The following is a repost of my answer to a question on LinkedIn, but I thought it may prove useful to people evaluating Hadoop distributions.
The following is a substantially over simplified set of choices (in alphabetical order):
Amazon: Apache Hadoop provided as a web service. Good solution if your data is collected on Amazon…saves you the trouble of uploading gigs and gigs of data.
Apache: Apache Hadoop is the core code based upon which the various distributions are based.
Cloudera: CHD3 is based on Hadoop 1 (the current stable version) and CDH4 is based on Hadoop 2. CDH is based on Apache Hadoop. The only piece that’s not open source (AFAIK) is Cloudera Manager, which allows you to install up to 50 nodes for free before you go to the paid version. Cloudera is an extremely popular solution that runs on a wide variety of operating systems.

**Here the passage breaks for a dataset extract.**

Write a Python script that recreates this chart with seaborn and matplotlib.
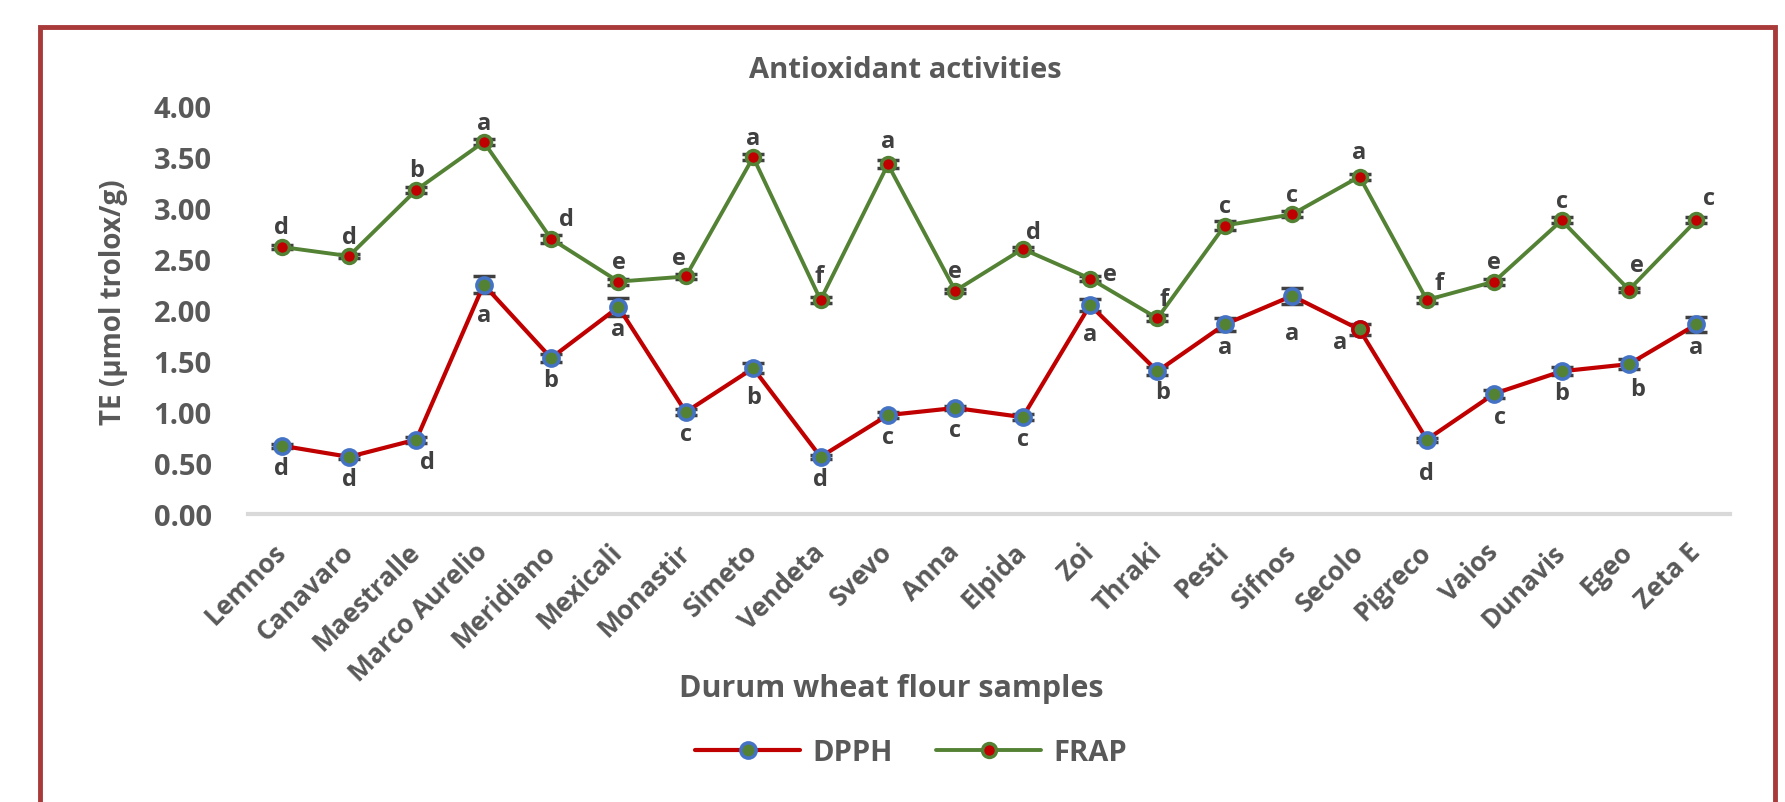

Hortonworks: HDP1 is 100% open source and is based on Hadoop 1. HDP is designed to run on RedHat/CentOS/Oracle Linux.
IBM: IBM BigInsights adds the GPFS filesystem to Hadoop, and is a good choice if your company already is an IBM shop…and you need to integrate with other IBM solutions. Free version is available as InfoSphere BigInsights Basic Edition. Basic Edition does not include all of the value add features found in Enterprise Edition (such as GPFS-SNC).
MapR: MapR uses a proprietary file system plus additional changes to Hadoop that addresses issues with the platform. They have a shared nothing architeture for the NameNode and JobTracker. MapR M3 is available for free, while M5 is a paid version with more features (such as the shared nothing NameNode). People who have used MapR tend to like it.